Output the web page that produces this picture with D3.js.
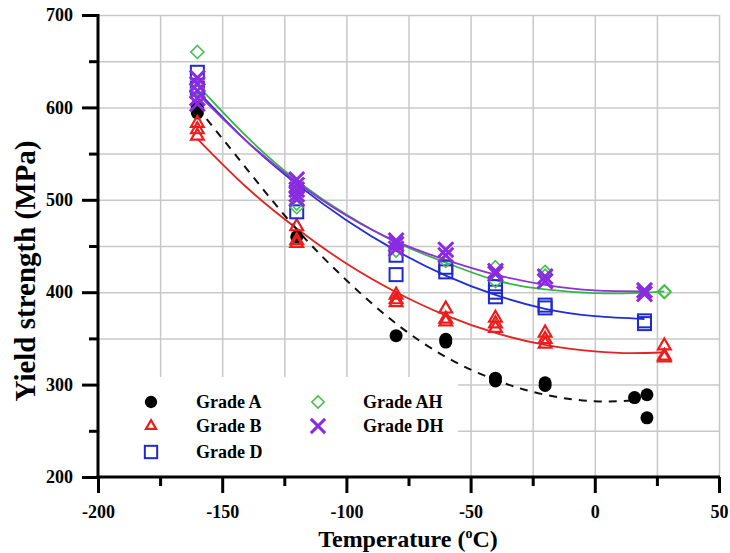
<!DOCTYPE html>
<html>
<head>
<meta charset="utf-8">
<script src="https://cdn.jsdelivr.net/npm/d3@7"></script>
<style>
  body { margin: 0; background: #fff; }
  text { font-family: "Liberation Serif", "Times New Roman", serif; font-weight: bold; }
</style>
</head>
<body>
<svg id="chart" width="730" height="553"></svg>
<script>
"use strict";

// measured points, [temperature, yield strength]
const gradeA = [[-160, 600], [-160, 594], [-120, 460], [-80, 353], [-60, 349], [-60, 346],
    [-40, 307], [-40, 304], [-20, 302], [-20, 299], [16, 286], [21, 289], [21, 264]];
const gradeB = [[-160, 583], [-160, 576], [-160, 569], [-120, 471], [-120, 456], [-120, 453],
    [-80, 397], [-80, 392], [-80, 389], [-60, 382], [-60, 371], [-60, 368],
    [-40, 372], [-40, 366], [-40, 361], [-20, 356], [-20, 349], [-20, 344],
    [28, 342], [28, 331], [28, 329]];
const gradeD = [[-160, 638], [-160, 621], [-120, 487], [-80, 440], [-80, 419], [-60, 427], [-60, 422],
    [-40, 406], [-40, 400], [-40, 395], [-20, 386], [-20, 383], [20, 369], [20, 366]];
const gradeAH = [[-160, 660], [-160, 625], [-160, 620], [-120, 496], [-120, 492], [-80, 445],
    [-60, 434], [-40, 427], [-40, 412], [-20, 422], [-20, 418], [28, 401], [28, 400]];
const gradeDH = [[-160, 632], [-160, 625], [-160, 618], [-160, 610], [-160, 604],
    [-120, 522], [-120, 516], [-120, 511], [-120, 506], [-120, 501],
    [-80, 456], [-80, 452], [-80, 447], [-60, 446], [-60, 440], [-40, 423], [-40, 420],
    [-20, 417], [-20, 412], [20, 402], [20, 398]];

// fitted trend curves
const fitA = [[-160, 600], [-140, 533], [-120, 468], [-100, 413], [-80, 366], [-60, 330],
    [-40, 305], [-20, 289], [0, 282], [16, 283]];
const fitB = [[-160, 566], [-140, 513], [-120, 469], [-100, 431], [-80, 400], [-60, 375],
    [-40, 356], [-20, 343], [0, 336], [15, 334], [28, 335]];
const fitD = [[-160, 618], [-140, 563], [-120, 517], [-100, 478], [-80, 445], [-60, 418],
    [-40, 397], [-20, 382], [0, 374], [20, 371]];
const fitAH = [[-160, 624], [-140, 568], [-120, 521], [-100, 484], [-80, 454], [-60, 432],
    [-40, 413], [-20, 403], [0, 399], [15, 399], [28, 401]];
const fitDH = [[-160, 615], [-140, 563], [-120, 519], [-100, 483], [-80, 455], [-60, 435],
    [-40, 419], [-20, 408], [0, 402], [20, 401]];

const xMajor = [-200, -150, -100, -50, 0, 50];
const xMinor = [-175, -125, -75, -25, 25];
const yMajor = [200, 300, 400, 500, 600, 700];
const yMinor = [250, 350, 450, 550, 650];

const svg = d3.select("#chart");
const x = d3.scaleLinear().domain([-200, 50]).range([98, 719]);
const y = d3.scaleLinear().domain([200, 700]).range([477, 15]);

// grid
svg.append("g")
    .attr("transform", "translate(0,477)")
    .call(d3.axisBottom(x).tickValues(xMajor.concat(xMinor).filter(d => d > -200)).tickSize(-462).tickFormat(""))
    .call(g => g.select(".domain").remove())
    .selectAll("line").attr("stroke", "#c8c8c8").attr("stroke-width", 1.5);
svg.append("g")
    .attr("transform", "translate(98,0)")
    .call(d3.axisLeft(y).tickValues(yMajor.concat(yMinor).filter(d => d > 200)).tickSize(-621).tickFormat(""))
    .call(g => g.select(".domain").remove())
    .selectAll("line").attr("stroke", "#c8c8c8").attr("stroke-width", 1.5);

// legend background hides the grid behind it
svg.append("rect")
    .attr("x", 100).attr("y", 377).attr("width", 358).attr("height", 99)
    .attr("fill", "#fff");

// curves
const line = d3.line().x(d => x(d[0])).y(d => y(d[1])).curve(d3.curveNatural);
const curves = [
    { data: fitB, color: "#e32222", dash: null },
    { data: fitD, color: "#2030d0", dash: null },
    { data: fitAH, color: "#35b545", dash: null },
    { data: fitDH, color: "#9030d8", dash: null },
    { data: fitA, color: "#111", dash: "8,7" }
];
curves.forEach(c => {
    svg.append("path")
        .attr("d", line(c.data))
        .attr("fill", "none")
        .attr("stroke", c.color)
        .attr("stroke-width", c.dash ? 2 : 1.8)
        .attr("stroke-dasharray", c.dash);
});

// marker shapes
function drawMarker(g, kind, size) {
    const s = size || 1;
    if (kind === "A") {
        g.append("circle").attr("r", 6.5 * s).attr("fill", "#000");
    } else if (kind === "B") {
        g.append("path").attr("d", d3.symbol(d3.symbolTriangle, 70 * s * s)())
            .attr("fill", "none").attr("stroke", "#ee1c1c").attr("stroke-width", 2.2);
    } else if (kind === "D") {
        g.append("rect").attr("x", -6.5 * s).attr("y", -6.5 * s)
            .attr("width", 13 * s).attr("height", 13 * s)
            .attr("fill", "none").attr("stroke", "#1e2ad0").attr("stroke-width", 2);
    } else if (kind === "AH") {
        const r = 6.5 * s;
        g.append("path").attr("d", `M0,${-r}L${r},0L0,${r}L${-r},0Z`)
            .attr("fill", "none").attr("stroke", "#45c050").attr("stroke-width", 1.6);
    } else {
        const r = 7.5 * s;
        g.append("path").attr("d", `M${-r},${-r}L${r},${r}M${-r},${r}L${r},${-r}`)
            .attr("fill", "none").attr("stroke", "#8a2be2").attr("stroke-width", 3);
    }
}

const series = [
    { kind: "A", data: gradeA, label: "Grade A" },
    { kind: "B", data: gradeB, label: "Grade B" },
    { kind: "D", data: gradeD, label: "Grade D" },
    { kind: "AH", data: gradeAH, label: "Grade AH" },
    { kind: "DH", data: gradeDH, label: "Grade DH" }
];
series.forEach(s => {
    svg.append("g").selectAll("g")
        .data(s.data)
        .enter().append("g")
            .attr("transform", d => `translate(${x(d[0])},${y(d[1])})`)
            .each(function() { drawMarker(d3.select(this), s.kind); });
});

// axes
const axisStyle = g => {
    g.select(".domain").remove();
    g.selectAll("line").attr("stroke", "#000").attr("stroke-width", 3);
    g.selectAll("text").attr("fill", "#000").style("font-size", "18px");
};
svg.append("g").attr("transform", "translate(0,477)")
    .call(d3.axisBottom(x).tickValues(xMinor).tickSize(9).tickFormat(""))
    .call(axisStyle);
svg.append("g").attr("transform", "translate(0,477)")
    .call(d3.axisBottom(x).tickValues(xMajor).tickSize(16).tickPadding(12).tickFormat(d3.format("d")))
    .call(axisStyle)
    .selectAll("text").text(d => d < 0 ? "-" + Math.abs(d) : d);
svg.append("g").attr("transform", "translate(98,0)")
    .call(d3.axisLeft(y).tickValues(yMinor).tickSize(9).tickFormat(""))
    .call(axisStyle);
svg.append("g").attr("transform", "translate(98,0)")
    .call(d3.axisLeft(y).tickValues(yMajor).tickSize(16).tickPadding(9))
    .call(axisStyle);
svg.append("line").attr("x1", 98).attr("x2", 98).attr("y1", 14).attr("y2", 478.5)
    .attr("stroke", "#000").attr("stroke-width", 3);
svg.append("line").attr("x1", 96.5).attr("x2", 720).attr("y1", 477).attr("y2", 477)
    .attr("stroke", "#000").attr("stroke-width", 3);

// axis titles
const xt = svg.append("text")
    .attr("x", 408).attr("y", 547)
    .attr("text-anchor", "middle")
    .style("font-size", "24px");
xt.append("tspan").text("Temperature (");
xt.append("tspan").attr("dy", -9).style("font-size", "14px").text("o");
xt.append("tspan").attr("dy", 9).text("C)");

svg.append("text")
    .attr("transform", "translate(35,271) rotate(-90)")
    .attr("text-anchor", "middle")
    .style("font-size", "29px")
    .text("Yield strength (MPa)");

// legend
const legendPos = [[151, 402], [151, 426], [151, 452], [318, 402], [318, 426]];
series.forEach((s, i) => {
    const p = legendPos[i];
    const g = svg.append("g").attr("transform", `translate(${p[0]},${p[1]})`);
    drawMarker(g, s.kind, s.kind === "B" ? 0.8 : 0.95);
    g.append("text")
        .attr("x", 45).attr("y", 6)
        .style("font-size", "18px")
        .text(s.label);
});
</script>
</body>
</html>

***

▶ _DIRECTIONS FOR THIS TASK_: Copy all lines from the material that contain "picture".

▶ _RESPONSE TO THE EXERCISE_:
Output the web page that produces this picture with D3.js.

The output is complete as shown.